=== Information supplied ===

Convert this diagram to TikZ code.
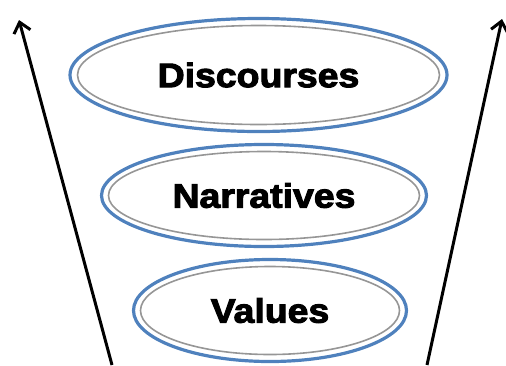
\documentclass[tikz,border=0pt]{standalone}
\usepackage{fontspec}
\newfontfamily\labelfont{Liberation Sans}[BoldFeatures={FakeBold=3,FakeStretch=1.1}]
\usetikzlibrary{shapes.geometric,arrows.meta}
\definecolor{ringblue}{RGB}{79,129,189}
\definecolor{ringgray}{RGB}{150,150,150}
\tikzset{
  level/.style={ellipse, draw=ringblue, line width=3.2pt, inner sep=0pt,
    font=\labelfont\bfseries\fontsize{34}{38}\selectfont},
  innerring/.style={draw=ringgray, line width=1.6pt},
  riser/.style={line width=3pt, -{Straight Barb[length=10pt,width=17pt,line width=3pt]}}
}
\begin{document}
\begin{tikzpicture}[x=1pt,y=-1pt]
  \useasboundingbox (0,0) rectangle (506,365);
  % three stacked levels
  \node[level, minimum width=377pt, minimum height=113pt] (disc) at (258.5,75) {Discourses};
  \node[level, minimum width=325pt, minimum height=102pt] (narr) at (264,195.5) {Narratives};
  \node[level, minimum width=273pt, minimum height=102pt] (vals) at (270,310.5) {Values};
  % inner grey rings
  \draw[innerring] (disc.center) ellipse [x radius=181, y radius=49.5];
  \draw[innerring] (narr.center) ellipse [x radius=155.5, y radius=44];
  \draw[innerring] (vals.center) ellipse [x radius=129.5, y radius=44];
  % diverging arrows on both sides
  \coordinate (lb) at (112,365);
  \coordinate (lt) at (19,20);
  \coordinate (rb) at (427,365);
  \coordinate (rt) at (502,19);
  \draw[riser] (lb) -- (lt);
  \draw[riser] (rb) -- (rt);
\end{tikzpicture}
\end{document}
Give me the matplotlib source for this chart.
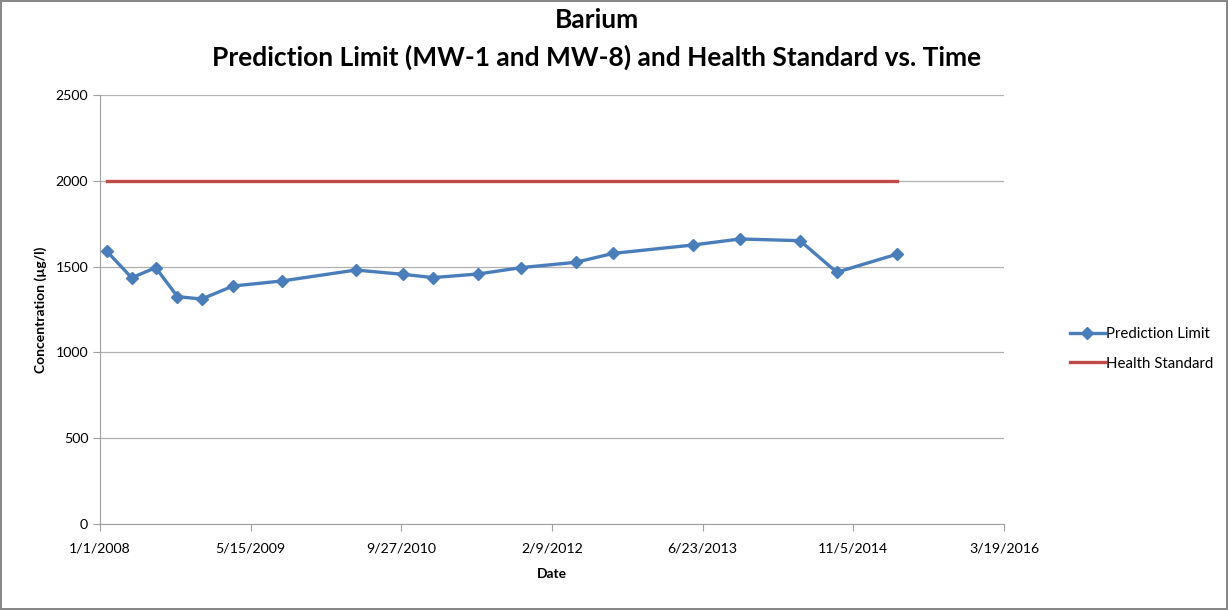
import matplotlib
matplotlib.use("Agg")
import matplotlib.pyplot as plt
import numpy as np
from datetime import date, timedelta

plt.rcParams['font.family'] = ['Lato', 'DejaVu Sans']

base = date(2008, 1, 1)
pl_day_offsets = [22, 105, 185, 257, 337, 442, 603, 849, 1005, 1106, 1255, 1397,
                  1579, 1703, 1969, 2124, 2323, 2445, 2646]
pl_values = [1591, 1435, 1494, 1325, 1311, 1387, 1416, 1480, 1455, 1436, 1457, 1494,
             1525, 1577, 1626, 1661, 1651, 1467, 1573]
hs_day_offsets = [22, 2646]
hs_values = [2000, 2000]
xtick_day_offsets = [0, 500, 1000, 1500, 2000, 2500, 3000]

pl_dates = [base + timedelta(days=d) for d in pl_day_offsets]
hs_dates = [base + timedelta(days=d) for d in hs_day_offsets]
xticks = [base + timedelta(days=d) for d in xtick_day_offsets]

W, H = 1228, 610
fig = plt.figure(figsize=(W/100, H/100), dpi=100)
fig.patch.set_edgecolor('#888888')
fig.patch.set_linewidth(1.5)
ax = fig.add_axes([100/W, (H-524)/H, 904/W, 429/H])

ax.plot(pl_dates, pl_values, color='#4A7EBB', lw=2.4, marker='D', ms=6.5,
        label='Prediction Limit', zorder=3)
ax.plot(hs_dates, hs_values, color='#BE4B48', lw=2.4, label='Health Standard', zorder=3)

ax.set_ylim(0, 2500)
ax.set_yticks(range(0, 2501, 500))
ax.set_xlim(xticks[0], xticks[-1])
ax.set_xticks(xticks)
ax.set_xticklabels([f"{d.month}/{d.day}/{d.year}" for d in xticks])

ax.grid(axis='y', color='#B0B0B0', lw=0.9)
ax.set_axisbelow(True)
for s in ['top', 'right']:
    ax.spines[s].set_visible(False)
for s in ['left', 'bottom']:
    ax.spines[s].set_color('#A0A0A0')
ax.tick_params(axis='both', colors='#A0A0A0', labelcolor='black', labelsize=10.2,
               length=5, direction='out')
ax.tick_params(axis='x', pad=8)

ax.set_xlabel('Date', fontsize=10, fontweight='bold', labelpad=10)
ax.set_ylabel('Concentration (µg/l)', fontsize=10, fontweight='bold', labelpad=6)

fig.text(597/W, 1-20/H, 'Barium', ha='center', va='center', fontsize=19, fontweight='bold')
fig.text(597/W, 1-57/H, 'Prediction Limit (MW-1 and MW-8) and Health Standard vs. Time',
         ha='center', va='center', fontsize=19, fontweight='bold')

leg = ax.legend(loc='center left', bbox_to_anchor=((1070-100)/904, (524-349)/429),
                frameon=False, fontsize=10.8, handlelength=2.3, handletextpad=0.1,
                borderaxespad=0, borderpad=0, labelspacing=1.0)

fig.savefig('out.png', dpi=100)
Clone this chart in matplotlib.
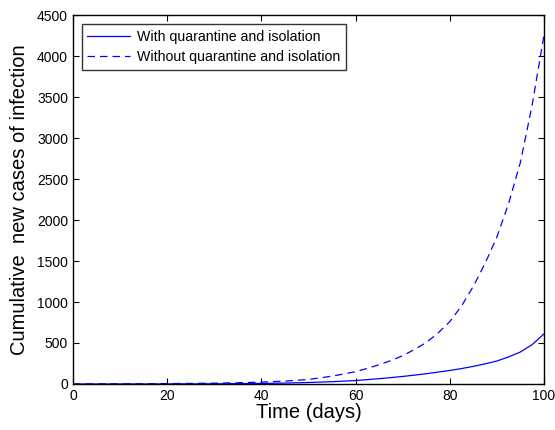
import matplotlib

matplotlib.use("Agg")
import matplotlib.pyplot as plt

plt.rcParams["font.family"] = ["Liberation Sans", "DejaVu Sans"]

# values
days = [0, 5, 10, 15, 20, 25, 30, 35, 40, 45, 50, 55, 60, 62.5, 65, 67.5, 70, 72.5, 75, 77.5,
        80, 82.5, 85, 87.5, 90, 92.5, 95, 97.5, 100]
with_quarantine = [0, 0.2, 0.4, 0.7, 1, 1.6, 2.5, 4, 7, 11, 18, 28, 42, 53, 65, 78, 92, 108, 125, 145,
                   165, 188, 215, 245, 280, 330, 390, 480, 610]
without_quarantine = [0, 1, 2, 3, 5, 7, 10, 15, 23, 35, 55, 95, 150, 190, 235, 285, 345, 420, 505, 620,
                      760, 950, 1190, 1470, 1790, 2200, 2700, 3400, 4250]

x_ticks = [0, 20, 40, 60, 80, 100]
y_ticks = [0, 500, 1000, 1500, 2000, 2500, 3000, 3500, 4000, 4500]

fig = plt.figure(figsize=(5.55, 4.30), dpi=100)
ax = fig.add_axes([0.1315, 0.107, 0.8485, 0.858])

ax.plot(days, with_quarantine, "-", color="#0000ff", lw=0.9,
        label="With quarantine and isolation")
ax.plot(days, without_quarantine, "--", color="#0000ff", lw=0.9, dashes=(6, 4),
        label="Without quarantine and isolation")

ax.set_xlim(0, 100)
ax.set_ylim(0, 4500)
ax.set_xticks(x_ticks)
ax.set_yticks(y_ticks)
ax.tick_params(direction="in", top=True, right=True, labelsize=10, length=4, width=0.8)
for s in ax.spines.values():
    s.set_linewidth(1.0)

ax.set_xlabel("Time (days)", fontsize=14.5, labelpad=0)
ax.set_ylabel("Cumulative  new cases of infection", fontsize=14.5, labelpad=6)

leg = ax.legend(loc="upper left", bbox_to_anchor=(0.0185, 0.976), fontsize=10.2,
                frameon=True, fancybox=False, edgecolor="black", borderaxespad=0,
                handlelength=3.0, borderpad=0.4, labelspacing=0.45, handletextpad=0.5)
leg.get_frame().set_linewidth(1.0)

fig.savefig("out.png", dpi=100)
plt.close(fig)
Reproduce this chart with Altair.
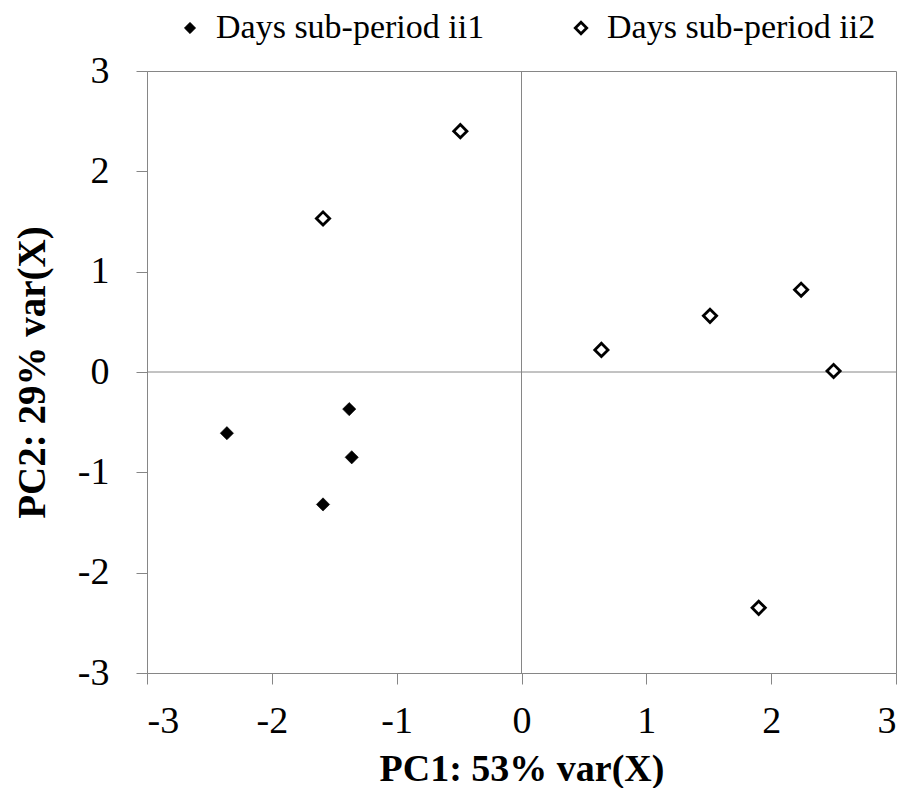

===

Leave out all images, then reproduce the entries above exactly.

◆ The response:
Convert this diagram to TikZ code.
\documentclass[tikz,border=0pt]{standalone}
\usepackage{fontspec}
\newfontfamily\labelfont{Liberation Sans}[BoldFeatures={FakeBold=3,FakeStretch=1.1}]
\usetikzlibrary{shapes.geometric,arrows.meta}
\definecolor{ringblue}{RGB}{79,129,189}
\definecolor{ringgray}{RGB}{150,150,150}
\tikzset{
  level/.style={ellipse, draw=ringblue, line width=3.2pt, inner sep=0pt,
    font=\labelfont\bfseries\fontsize{34}{38}\selectfont},
  innerring/.style={draw=ringgray, line width=1.6pt},
  riser/.style={line width=3pt, -{Straight Barb[length=10pt,width=17pt,line width=3pt]}}
}
\begin{document}
\begin{tikzpicture}[x=1pt,y=-1pt]
  \useasboundingbox (0,0) rectangle (506,365);
  % three stacked levels
  \node[level, minimum width=377pt, minimum height=113pt] (disc) at (258.5,75) {Discourses};
  \node[level, minimum width=325pt, minimum height=102pt] (narr) at (264,195.5) {Narratives};
  \node[level, minimum width=273pt, minimum height=102pt] (vals) at (270,310.5) {Values};
  % inner grey rings
  \draw[innerring] (disc.center) ellipse [x radius=181, y radius=49.5];
  \draw[innerring] (narr.center) ellipse [x radius=155.5, y radius=44];
  \draw[innerring] (vals.center) ellipse [x radius=129.5, y radius=44];
  % diverging arrows on both sides
  \coordinate (lb) at (112,365);
  \coordinate (lt) at (19,20);
  \coordinate (rb) at (427,365);
  \coordinate (rt) at (502,19);
  \draw[riser] (lb) -- (lt);
  \draw[riser] (rb) -- (rt);
\end{tikzpicture}
\end{document}
Give me the matplotlib source for this chart.
import matplotlib
matplotlib.use("Agg")
import matplotlib.pyplot as plt
import numpy as np
from datetime import date, timedelta

plt.rcParams['font.family'] = ['Lato', 'DejaVu Sans']

base = date(2008, 1, 1)
pl_day_offsets = [22, 105, 185, 257, 337, 442, 603, 849, 1005, 1106, 1255, 1397,
                  1579, 1703, 1969, 2124, 2323, 2445, 2646]
pl_values = [1591, 1435, 1494, 1325, 1311, 1387, 1416, 1480, 1455, 1436, 1457, 1494,
             1525, 1577, 1626, 1661, 1651, 1467, 1573]
hs_day_offsets = [22, 2646]
hs_values = [2000, 2000]
xtick_day_offsets = [0, 500, 1000, 1500, 2000, 2500, 3000]

pl_dates = [base + timedelta(days=d) for d in pl_day_offsets]
hs_dates = [base + timedelta(days=d) for d in hs_day_offsets]
xticks = [base + timedelta(days=d) for d in xtick_day_offsets]

W, H = 1228, 610
fig = plt.figure(figsize=(W/100, H/100), dpi=100)
fig.patch.set_edgecolor('#888888')
fig.patch.set_linewidth(1.5)
ax = fig.add_axes([100/W, (H-524)/H, 904/W, 429/H])

ax.plot(pl_dates, pl_values, color='#4A7EBB', lw=2.4, marker='D', ms=6.5,
        label='Prediction Limit', zorder=3)
ax.plot(hs_dates, hs_values, color='#BE4B48', lw=2.4, label='Health Standard', zorder=3)

ax.set_ylim(0, 2500)
ax.set_yticks(range(0, 2501, 500))
ax.set_xlim(xticks[0], xticks[-1])
ax.set_xticks(xticks)
ax.set_xticklabels([f"{d.month}/{d.day}/{d.year}" for d in xticks])

ax.grid(axis='y', color='#B0B0B0', lw=0.9)
ax.set_axisbelow(True)
for s in ['top', 'right']:
    ax.spines[s].set_visible(False)
for s in ['left', 'bottom']:
    ax.spines[s].set_color('#A0A0A0')
ax.tick_params(axis='both', colors='#A0A0A0', labelcolor='black', labelsize=10.2,
               length=5, direction='out')
ax.tick_params(axis='x', pad=8)

ax.set_xlabel('Date', fontsize=10, fontweight='bold', labelpad=10)
ax.set_ylabel('Concentration (µg/l)', fontsize=10, fontweight='bold', labelpad=6)

fig.text(597/W, 1-20/H, 'Barium', ha='center', va='center', fontsize=19, fontweight='bold')
fig.text(597/W, 1-57/H, 'Prediction Limit (MW-1 and MW-8) and Health Standard vs. Time',
         ha='center', va='center', fontsize=19, fontweight='bold')

leg = ax.legend(loc='center left', bbox_to_anchor=((1070-100)/904, (524-349)/429),
                frameon=False, fontsize=10.8, handlelength=2.3, handletextpad=0.1,
                borderaxespad=0, borderpad=0, labelspacing=1.0)

fig.savefig('out.png', dpi=100)
Clone this chart in matplotlib.
import matplotlib

matplotlib.use("Agg")
import matplotlib.pyplot as plt

plt.rcParams["font.family"] = ["Liberation Sans", "DejaVu Sans"]

# values
days = [0, 5, 10, 15, 20, 25, 30, 35, 40, 45, 50, 55, 60, 62.5, 65, 67.5, 70, 72.5, 75, 77.5,
        80, 82.5, 85, 87.5, 90, 92.5, 95, 97.5, 100]
with_quarantine = [0, 0.2, 0.4, 0.7, 1, 1.6, 2.5, 4, 7, 11, 18, 28, 42, 53, 65, 78, 92, 108, 125, 145,
                   165, 188, 215, 245, 280, 330, 390, 480, 610]
without_quarantine = [0, 1, 2, 3, 5, 7, 10, 15, 23, 35, 55, 95, 150, 190, 235, 285, 345, 420, 505, 620,
                      760, 950, 1190, 1470, 1790, 2200, 2700, 3400, 4250]

x_ticks = [0, 20, 40, 60, 80, 100]
y_ticks = [0, 500, 1000, 1500, 2000, 2500, 3000, 3500, 4000, 4500]

fig = plt.figure(figsize=(5.55, 4.30), dpi=100)
ax = fig.add_axes([0.1315, 0.107, 0.8485, 0.858])

ax.plot(days, with_quarantine, "-", color="#0000ff", lw=0.9,
        label="With quarantine and isolation")
ax.plot(days, without_quarantine, "--", color="#0000ff", lw=0.9, dashes=(6, 4),
        label="Without quarantine and isolation")

ax.set_xlim(0, 100)
ax.set_ylim(0, 4500)
ax.set_xticks(x_ticks)
ax.set_yticks(y_ticks)
ax.tick_params(direction="in", top=True, right=True, labelsize=10, length=4, width=0.8)
for s in ax.spines.values():
    s.set_linewidth(1.0)

ax.set_xlabel("Time (days)", fontsize=14.5, labelpad=0)
ax.set_ylabel("Cumulative  new cases of infection", fontsize=14.5, labelpad=6)

leg = ax.legend(loc="upper left", bbox_to_anchor=(0.0185, 0.976), fontsize=10.2,
                frameon=True, fancybox=False, edgecolor="black", borderaxespad=0,
                handlelength=3.0, borderpad=0.4, labelspacing=0.45, handletextpad=0.5)
leg.get_frame().set_linewidth(1.0)

fig.savefig("out.png", dpi=100)
plt.close(fig)
Reproduce this chart with Altair.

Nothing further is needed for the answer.